For centuries, written evidence that could be used as a basis for reconstructing the history of the Magyar language come basically from Latin documents--codices as well as royal and other edicts, contracts, diplomas, and various other accounts--as they are sometimes interspersed with notes, explanations, etc. by the people who served as scribes. (Latin was of course the language of the Roman Catholic Church until very recently--and of the state in this part of the world well into the 19th century.) One key source of Magyar is place names, either as they exist up till today's spoken practice or, in historic forms, as they had been inserted into Latin documents (e.g., property deeds, etc.).
There is an inherent instability to this kind of evidence. Sometimes source evidence is overlooked because people who handle the diplomas neglect to take notice of scribblings (say, because they are overleaf), or because the librarian / archivist doesn't speak Magyar, so they would just shrug it off as "unknown language" or "illegible markings", etc.
One of the most fascinating things I learned in my modest studies in historical linguistics was how dependent scholarship concerning not only the history of any language--including Magyar--but also the current "norm" language, the various dialects and argots is on a relatively small number of AVAILABLE early written documents. The earlier written records, the more significant they may be in determining the state-of-the-art of linguistic knowledge.
In the case of Magyar, the list of available documents start with the famous Founding Deed of the Abbey of Tihany (on lake Balaton), issued in 1055CE. That contains a host of place names and a few geographcial pointers. This is remarkably early find, given that the medieval Hungarian state was established, and Christianity adopted, only 55 years earlier, in 1000CE.

Facsimile of the Founding Deed of the Abbey of Tihany (1055CE)
(source: Wikimedia Commons)

The second earliest known document containing Magyar elements, a funeral sermon, is estimated to date from 1192-1195. This is the oldest available text that is in Magyar in its entirety. Its 26 lines contain 190 words in Magyar.
The earliest known poem is the Old-Hungarian Lament of Mary--it is from the 13th century.
Why am I suddenly reminded of all this?
Clearly, the "appearance" of a "new"--i.e., hitherto unknown--document, or one that has been registered but has not been properly evaluated / interpreted for its Magyar linguistic content--could re-write large parts of what we seem to know about the language. Of course this is true of any language--it's just that I have had exposure in this odd Uralic-Finno-Ugric case, called "Magyar." It is likely that relatively large numbers of documents, especially little used codices held in various repositories away from central Europe, have fragments of Magyar texts, so it is possible that there might be interesting discoveries.

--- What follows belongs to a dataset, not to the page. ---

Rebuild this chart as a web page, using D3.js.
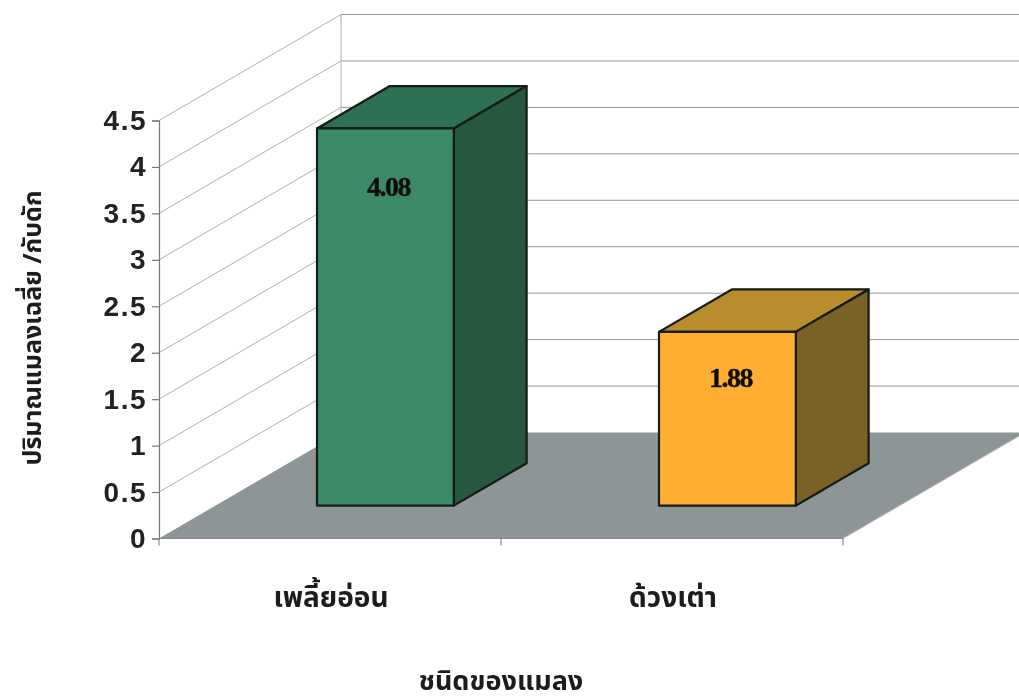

So, as it turns out, there's been recent a discovery of a stash of documents that contain Magyar evidence. They are part of the over 3000 (!) item archive of what used to be the Margaret Island (earlier: Rabbit Island, today, essentially, a large-ish and very pleasant park between Buda and Pest, in the middle of the Danube, north of Margaret Bridge) Dominican Cloister. (Only the ruins of the cloister are there today.) Make a long story short, these documents seem to contain as many as 138 (!!) instances of Magyar texts. They are dated in the early 16th century--i.e., they are not that old, but . . . well, pretty old. They contain place names as well as references to various issues in taxation and property. They reflect multiple handwriting styles and dialects (!).
I find it amazing that this can actually happen to the supposedly "modern" (i.e., stable and highly normalized) language of a supposedly "modern" culture and society. It is fascinating that pure luck (what document goes through whose hands when) can re-write received knowledge about various significant aspects of history and the present--in their CONNECTEDNESS. This realization came to me first when I was a student at Debrecen University in the seventies. . . and my excitement at age 21 probably has something to do with my having become a historical sociologist later on, after all.
Anyway, the little, relatively pedantic and likely rather insignificant "cultural" news of the discovery of the stash of Dominican documents with Magyar vocabulary references reminded me how dynamic knowledge, even scholarly knowledge is, how desperately reliant we are on a few--really, a small handful--of sources of evidence, and how exciting all that is.
All this is absolutely relevant to historical sociology, mind you. About that, . . . later.